The following graph showes the training computational process of batch_norm_op:

cudnn provides APIs to finish the whole series of computation, we can use them in our GPU kernel.

Python

batch_norm_op is warpped as a layer in Python:

def batch_norm_layer(net, 
                     input,
                     output, 
                     scale, 
                     bias, 
                     use_global_est = False, 
                     epsilon = 1e-6,
                     momentum = 0.99):
	mean_cache = scope.new_var(name = 'estimated_mean', trainable = False)
	var_cache = scop.new_var(name = 'estimated_var', trainable = False)
	batch_mean = scope.new_var(name = 'batch_mean')
	batch_var = scope.new_var(name = 'batch_var')
	batch_norm_op = Operator('batch_norm_op',
	                         x = input,
	                         estimated_mean = mean_cache,
	                         estimated_mean = var_cache,
	                         scale = scale,
	                         bias = bias,
	                         y = output,
	                         batch_mean = batch_mean,
	                         batch_var = batch_var,
	                         saved_mean = mean_cache,
	                         saved_var = var_cache,
	                         is_infer = False,
	                         use_global_est = use_global_est,
	                         epsilon = epsilon,
	                         momentum = momentum)
	net.append_op(batch_norm_op)
	return output

Because Python API has not been finally decided, the code above can be regarded as pseudo code. There are a few key points we shall note:

  1. estimated_mean and estimated_var are assigned the same variables with saved_mean and saved_var respectively. So they share same the memories. The output mean and variance values(saved_mean and saved_var) of a certain batch will be the inputs(estimated_mean and estimated_var) of the next batch.

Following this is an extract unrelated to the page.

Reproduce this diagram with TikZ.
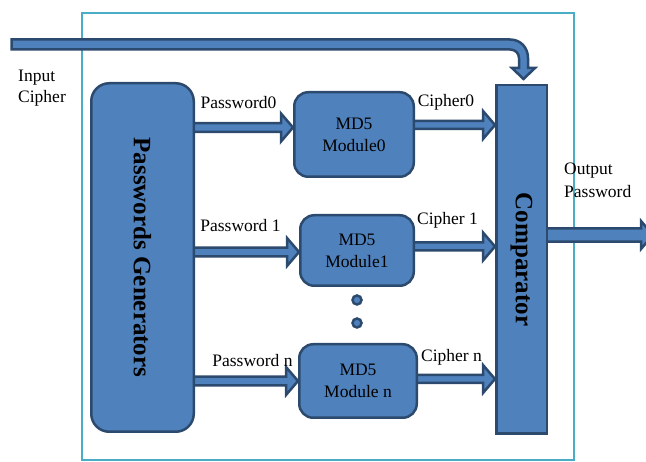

  2. is_infer decided whether batch_norm_op will run in training mode or inferencing mode. However, a network may contains both training and inferencing parts. And user may switch batch_norm_op's running mode in Python for loop like this:

for pass_id in range(PASS_NUM):
    # ...
    net.train()  # run training model
    if pass_id % 100 == 0:
        net.infer(test_image)    # run inferencing model
    # ...

is_infer is an attribute. Once an operator is created, its attributes can not be changed. It suggests us that we shall maintain two batch_norm_op in the model, one's is_infer is True(we call it infer_batch_norm_op) and the other one's is False(we call it train_batch_norm_op). They share all parameters and variables, but be placed in two different branches. That is to say, if a network contains a batch_norm_op, it will fork into two branches, one go through train_batch_norm_op and the other one go through infer_batch_norm_op:

Just like what is shown in the above graph, the net forks before batch_norm_op and will never merge again. All the operators after batch_norm_op will duplicate.

When the net runs in training mode, the end of the left branch will be set as the running target, so the dependency tracking process will ignore right branch automatically. When the net runs in inferencing mode, the process is reversed.

How to set a target is related to Python API design, so I will leave it here waiting for more discussions.